"I'm so scared": the life of Ukrainians in bombed buildings

The 75-year-old woman is the only resident left in her nine-story apartment building in Saltivka, a district of Kharkiv in eastern Ukraine that has been bombarded relentlessly since the Russian invasion began in February.

"I'm so scared": the life of Ukrainians in bombed buildings

The 75-year-old woman is the only resident left in her nine-story apartment building in Saltivka, a district of Kharkiv in eastern Ukraine that has been bombarded relentlessly since the Russian invasion began in February.

"I'm so scared because I'm alone here, I'm really alone. I had a daughter but she died a year ago from drinking too much," she said, shivering despite the heat.

"So now I'm just sitting here, on this bucket. When a missile comes in, I fall to the ground, face down. Maybe that's why I'm still alive."

Saltivka was once a prosperous district of Kharkiv, built in the 1960s as a "bedroom town" for Soviet workers and home to more than half a million people.

Much of the neighborhood is now in ruins.

Early spring was so cold that Galyna Tchorna's fingernails turned black from frostbite.

Running water was cut off for the first six weeks of the war, and electricity was only restored last month. The gas came back this week.

- Grass and cherries -

In the streets, burnt buildings with broken windows and facades pierced with gaping holes testify to the violence of the bombardments.

Many buildings are gutted and seem on the verge of collapsing. Cars whose roofs have been pierced by rubble rust in the streets. No place seems safe anymore.

According to Amnesty International and Human Rights Watch, many attacks were carried out using banned cluster bombs, accusations the Kremlin has denied.

In some areas of the neighborhood, grass has grown up to waist height. Most of the children having left, the cherries have not been picked and litter the sidewalks dug with craters.

The inhabitants still present survive thanks to government aid of less than 100 euros per month and cooked meals delivered by the police and charities.

Some of Galyna Tchorna's neighbors have taken refuge in a school, where the dim glow of bare light bulbs reveals grimy floors.

Beds were made from school desks, chairs and other wooden pallets. A makeshift kitchen has been set up where pots of soup are heated.

- 70 bombs a day -

Antonina Mykolayeva, 71, moved into this shelter with her husband and around 40 other people when the war broke out, but her husband died of heart failure a month later.

Their son, a former soldier in the Soviet army, was killed long ago when he was 21. Antonina Mykolayeva could not bury her husband at her side because the cemetery was pulverized by shellfire.

"When I heard explosions, I was afraid the building would fall on us," she said.

According to Oleg Sinegubov, the governor of the Kharkiv region, the Saltivka district was "almost completely destroyed".

He told AFP that the most important task is to restore heating before the onset of winter, when temperatures will average -7°C at night.

"But the damage to the buildings will not allow them to be rebuilt as they were before," he admits.
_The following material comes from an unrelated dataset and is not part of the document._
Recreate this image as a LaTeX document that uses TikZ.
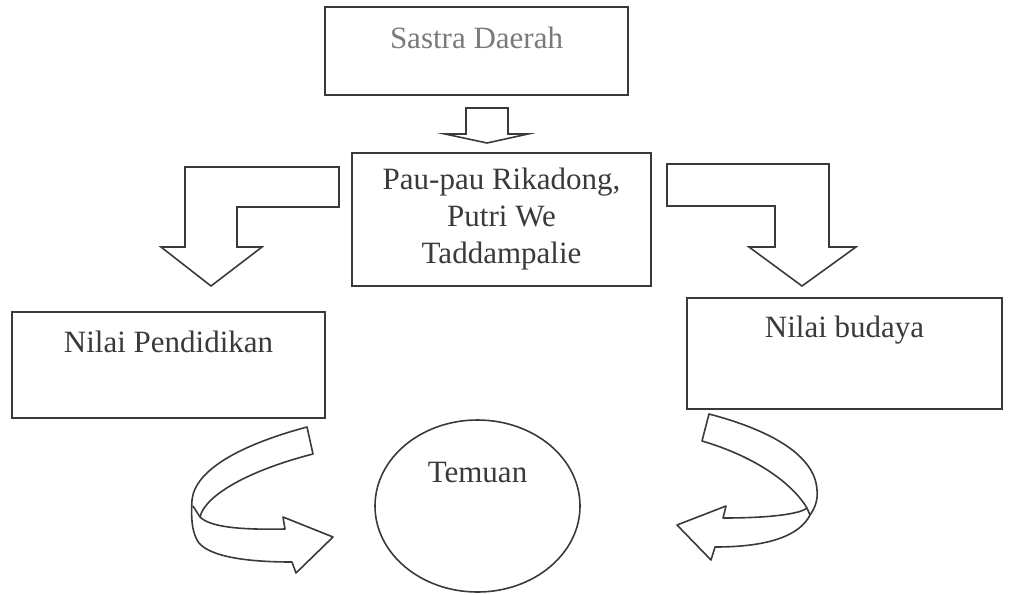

Volodymyr Manjossov, a 57-year-old plumber, is part of the city's technical services, responsible for replacing the bombed pipes.

He has sent his wife and two children to relatively safer western Ukraine and lives alone in Saltivka with four other people in a 15-story building.

"The hardest time was March, because it was cold and there were about 70 bombs a day here," he recalls.

But he remains hopeful of a better future, with the return of public transport and the reopening of some businesses in his neighborhood.

"I live on the ground floor, so even if the building is affected, everything will be fine," he smiles. "I have a bottle of water and a torch by the bed in case I end up under the rubble."